During my stay in Porto, I was meeting the Ocean frequently. I cultivated a love affair with him. It started last year and I’ve been thinking about him since that moment. Water is a quantity that is permanently present in my work in various forms. Sometimes as steam, elsewhere as snow. The symbolic level of the works I have been working on lately revolves around the depth of the ocean to which I metaphorically relate the identity of a human individual. Identity in a general sense I understand as a solid foundation of personality, but it is formed throughout life. It creates a balance of chance and predestination. I look at the present critically and escape into fictional stories through which I process actual moments. The basis is time, image, and collage. I bend all elements to suit myself and create situations in space with which I transcend the boundaries of particular media or variables. Selection is an act that describes decisions and choices from a multitude of elements, information, actions, thoughts, or feelings. My work is linked to absurdity and poetry and is influenced by the principle and attitude of the Dadaist movement, although it also reflects surrealism at the moment.

Meeting the Ocean 

Unusually you hum and move with frequency and generosity. We communicate in a language that no one else understands. You show me treasures whose shapes are familiar to me. You enchant me when I least expect it.

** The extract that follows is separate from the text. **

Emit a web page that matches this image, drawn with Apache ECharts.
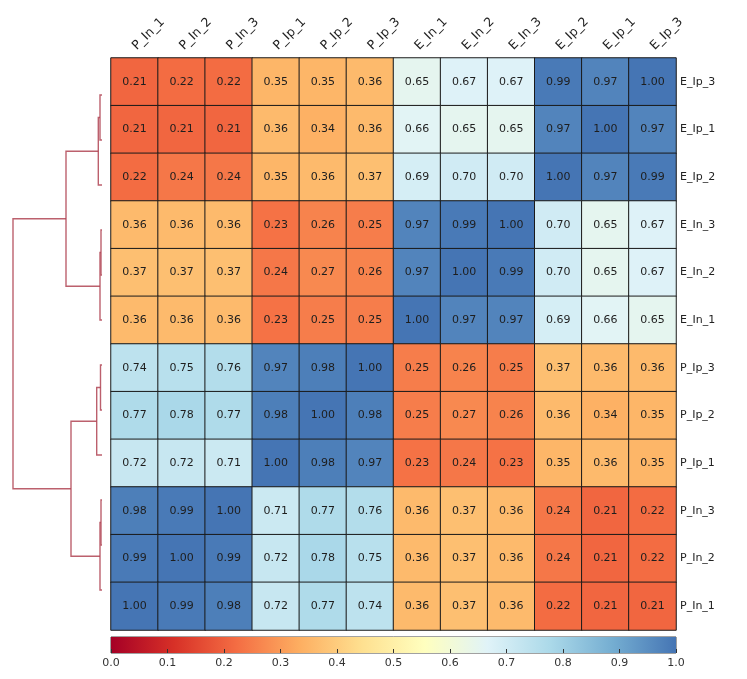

At other times you withdraw and frighten me. Your volume is defined by a line that is always in front of my eyes. I love that I can’t see it now, you hide it from me, erasing the boundaries. Suddenly you don’t have a defined territory, you’re growing and you’re screaming out loud. I’m cold around you. You drag me down to the bottom, somewhere deep, to a place I don’t know. It’s damp and dark and I’m scared. The light is mirroring and bouncing in my eyes. I see lines and beyond that a rift. The crack is round in shape through which time seeps. Despite my fear, I remain calm, I freeze, and I hear your voice enveloping me. You are my enemy but I love you. You make me brave.